Attributes of a Successful Franchisee

  • Be willing and able to learn new skills. As the operating manager of a franchise, you will take on a multitude of roles, from a trainer to watchdog to customer service to financial advisor. The franchisor sets the brand standards, but they are not responsible for how the franchisee's day-to-day business is run. It is a steep learning curve, but if you can master these new skills, you can become a successful franchisee.
  • Be able and willing to follow system standards. As a franchisee, you are chiefly agreeing to follow someone else’s operating system, often including specific requirements for what marketing materials to use, what suppliers you must work with, and what specific products or services you must offer.
    • This, along with the licensing rights and restrictions on how you can use the franchisor’s intellectual property, is what you are investing in. In exchange for this ready-made operating system, a franchisee has to report their sales and expenses, follow instructions on how to present the products and services, and comply with the franchisor’s advertising requirements. Every day, week, month, and year, the franchisee will be following protocols set up by the franchisor.
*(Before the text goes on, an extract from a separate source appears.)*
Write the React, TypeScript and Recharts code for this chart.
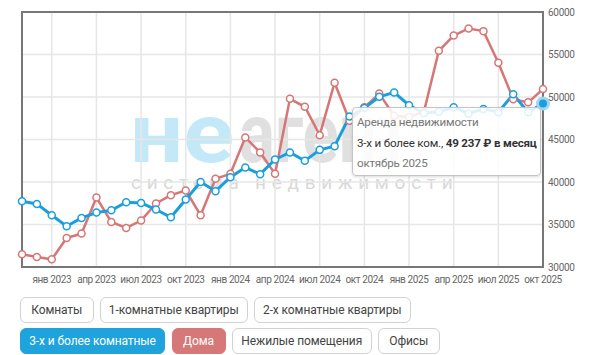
// График аренды: 3-х и более комнатные vs Дома

import { LineChart, Line, XAxis, YAxis, CartesianGrid, Tooltip, ReferenceArea } from "recharts";

const MONTHS = [
  "ноя 2022", "дек 2022",
  "янв 2023", "фев 2023", "мар 2023", "апр 2023", "май 2023", "июн 2023",
  "июл 2023", "авг 2023", "сен 2023", "окт 2023", "ноя 2023", "дек 2023",
  "янв 2024", "фев 2024", "мар 2024", "апр 2024", "май 2024", "июн 2024",
  "июл 2024", "авг 2024", "сен 2024", "окт 2024", "ноя 2024", "дек 2024",
  "янв 2025", "фев 2025", "мар 2025", "апр 2025", "май 2025", "июн 2025",
  "июл 2025", "авг 2025", "сен 2025", "окт 2025",
];

const TICK_LABELS = [
  "янв 2023", "апр 2023", "июл 2023", "окт 2023",
  "янв 2024", "апр 2024", "июл 2024", "окт 2024",
  "янв 2025", "апр 2025", "июл 2025", "окт 2025",
];

const Y_TICKS = [30000, 35000, 40000, 45000, 50000, 55000, 60000];

// 3-х и более комнатные
const FLATS_3 = [
  37740, 37420, 36090, 34800, 35770, 36400, 36680, 37620, 37540, 36760,
  35850, 37940, 40010, 38920, 40570, 41710, 40920, 42650, 43470, 42490,
  43780, 44220, 47700, 48700, 50030, 50540, 49030, 48100, 48260, 48800,
  48030, 48600, 48220, 50320, 48200, 49237,
];

// Дома
const HOUSES = [
  31500, 31180, 30900, 33420, 33930, 38170, 35300, 34600, 35470, 37470,
  38450, 39000, 36100, 40370, 40960, 45240, 43480, 40960, 49790, 48850,
  45510, 51680, 47200, 48780, 50400, 47800, 47650, 48260, 55430, 57230,
  58060, 57750, 54030, 49740, 49370, 50930,
];

const FULL_MONTH: Record<string, string> = {
  янв: "январь", фев: "февраль", мар: "март", апр: "апрель", май: "май", июн: "июнь",
  июл: "июль", авг: "август", сен: "сентябрь", окт: "октябрь", ноя: "ноябрь", дек: "декабрь",
};

const ROW_1 = ["Комнаты", "1-комнатные квартиры", "2-х комнатные квартиры"];
const ROW_2 = ["3-х и более комнатные", "Дома", "Нежилые помещения", "Офисы"];

// ширины кнопок, px
const ROW_1_W = [73.5, 147.5, 156.5];
const ROW_2_W = [145, 54, 139.5, 61.5];

const BLUE = "#1b9fdb";
const RED = "#d67676";
const FONT = "Roboto, 'Noto Sans', sans-serif";
const LAST = MONTHS.length - 1;

const chartData = MONTHS.map((month, i) => ({
  month,
  flats: FLATS_3[i],
  houses: HOUSES[i],
}));

function RentTooltip({ payload, label }: any) {
  let month = MONTHS[LAST];
  if (typeof label === "string" && MONTHS.includes(label)) month = label;
  else if (typeof label === "number" && MONTHS[label]) month = MONTHS[label];
  const item = (payload ?? []).find((p: any) => p && p.dataKey === "flats");
  const value: number = item && typeof item.value === "number" ? item.value : FLATS_3[MONTHS.indexOf(month)];
  const [short, year] = month.split(" ");
  const formatted = String(value).replace(/\B(?=(\d{3})+(?!\d))/g, " ");
  return (
    <div
      style={{
        width: 189,
        height: 69,
        boxSizing: "border-box",
        padding: "4px 4px",
        background: "rgba(255,255,255,0.86)",
        border: "1px solid #c4c4c4",
        borderRadius: 4,
        boxShadow: "0 1px 3px rgba(0,0,0,0.15)",
        fontFamily: FONT,
        fontSize: 11.6,
        letterSpacing: -0.2,
        lineHeight: "20.5px",
        whiteSpace: "nowrap",
      }}
    >
      <div style={{ color: "#777" }}>Аренда недвижимости</div>
      <div style={{ color: "#333" }}>
        3-х и более ком., <b>{formatted} ₽ в месяц</b>
      </div>
      <div style={{ color: "#777" }}>{`${FULL_MONTH[short]} ${year}`}</div>
    </div>
  );
}

function FilterButton({ text, width, active }: { text: string; width: number; active?: string }) {
  return (
    <div
      style={{
        width,
        height: 26,
        boxSizing: "border-box",
        display: "inline-flex",
        alignItems: "center",
        justifyContent: "center",
        borderRadius: 6,
        border: active ? `1px solid ${active}` : "1px solid #d2d2d2",
        background: active ?? "#fff",
        color: active ? "#fff" : "#444",
        fontSize: 12,
        letterSpacing: -0.1,
        fontFamily: FONT,
        whiteSpace: "nowrap",
      }}
    >
      {text}
    </div>
  );
}

export default function App() {
  return (
    <div style={{ position: "absolute", left: 0, top: 0, width: 600, height: 355, background: "#fff", fontFamily: FONT }}>
      {/* водяной знак */}
      <div
        style={{
          position: "absolute",
          left: 130,
          top: 92,
          fontSize: 84,
          lineHeight: "84px",
          fontWeight: 700,
          whiteSpace: "nowrap",
          pointerEvents: "none",
        }}
      >
        <span style={{ display: "inline-block", color: "#c3e8f7", transform: "scaleX(1.12)", transformOrigin: "left", width: 97 }}>
          не
        </span>
        <span style={{ display: "inline-block", color: "#e0e0e0", transform: "scaleX(0.8)", transformOrigin: "left", marginLeft: 12 }}>
          агент
        </span>
      </div>
      <div
        style={{
          position: "absolute",
          left: 131,
          top: 173,
          fontSize: 19,
          lineHeight: "19px",
          color: "#d8d8d8",
          letterSpacing: 5.7,
          whiteSpace: "nowrap",
          pointerEvents: "none",
        }}
      >
        система недвижимости
      </div>

      <div style={{ position: "absolute", left: 0, top: 0 }}>
        <LineChart width={600} height={290} data={chartData} margin={{ top: 12, right: 0, bottom: 0, left: 22 }}>
          <CartesianGrid stroke="#e6e6e6" strokeWidth={1.5} />
          <XAxis
            dataKey="month"
            ticks={TICK_LABELS}
            interval={0}
            axisLine={false}
            tickLine={false}
            tickSize={6}
            tickMargin={3}
            height={23}
            tick={{ fill: "#666", fontSize: 10, letterSpacing: -0.4, fontFamily: FONT }}
          />
          <YAxis
            orientation="right"
            domain={[30000, 60000]}
            ticks={Y_TICKS}
            axisLine={false}
            tickLine={false}
            tickSize={3}
            tickMargin={2}
            width={57}
            tick={{ fill: "#666", fontSize: 10, letterSpacing: -0.3, fontFamily: FONT, textAnchor: "start" }}
          />
          <ReferenceArea
            x1={MONTHS[0]}
            x2={MONTHS[LAST]}
            y1={30000}
            y2={60000}
            fill="none"
            stroke="#777"
            strokeWidth={2}
            ifOverflow="visible"
          />
          <Line
            dataKey="houses"
            stroke={RED}
            strokeWidth={2.5}
            dot={{ r: 3.5, fill: "#fff", stroke: RED, strokeWidth: 1.5 }}
            activeDot={false}
            isAnimationActive={false}
          />
          <Line
            dataKey="flats"
            stroke={BLUE}
            strokeWidth={3}
            dot={{ r: 3.5, fill: "#fff", stroke: BLUE, strokeWidth: 1.5 }}
            activeDot={{ r: 5.5, fill: BLUE, stroke: "#9fd6f0", strokeWidth: 3 }}
            isAnimationActive={false}
          />
          <Tooltip
            defaultIndex={LAST}
            active
            cursor={false}
            position={{ x: 352, y: 107 }}
            isAnimationActive={false}
            wrapperStyle={{ outline: "none", zIndex: 5 }}
            content={<RentTooltip />}
          />
        </LineChart>
      </div>

      <div style={{ position: "absolute", left: 20, top: 297, display: "flex", gap: 6.5 }}>
        {ROW_1.map((t, i) => (
          <FilterButton key={t} text={t} width={ROW_1_W[i]} />
        ))}
      </div>
      <div style={{ position: "absolute", left: 20, top: 328, display: "flex", gap: 6.5 }}>
        {ROW_2.map((t, i) => (
          <FilterButton
            key={t}
            text={t}
            width={ROW_2_W[i]}
            active={i === 0 ? "#1ea3dd" : i === 1 ? "#d77878" : undefined}
          />
        ))}
      </div>
    </div>
  );
}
If the franchisee fails to meet those brand standards, they risk being in breach of their franchise agreement.
  • Be ready to move from big business to small business. The former corporate middle manager who wants to be a franchisee has a broad understanding of business, knows how to work within a system, knows how to motivate staff, and certainly is no stranger to long hours. But a franchisee is essentially a small business owner, which means leaving behind the internal support services they have grown accustomed to, as well as the many benefits that come with employment at a larger company, such as retirement plans and paid sick days, expense accounts, and health insurance plans.
    • As a franchisee, your success is measured each day in your franchise's performance, requiring more self-reliance than many corporate managers have had to demonstrate. However, a well-structured franchised system will provide a level of support that contributes to the franchise's success.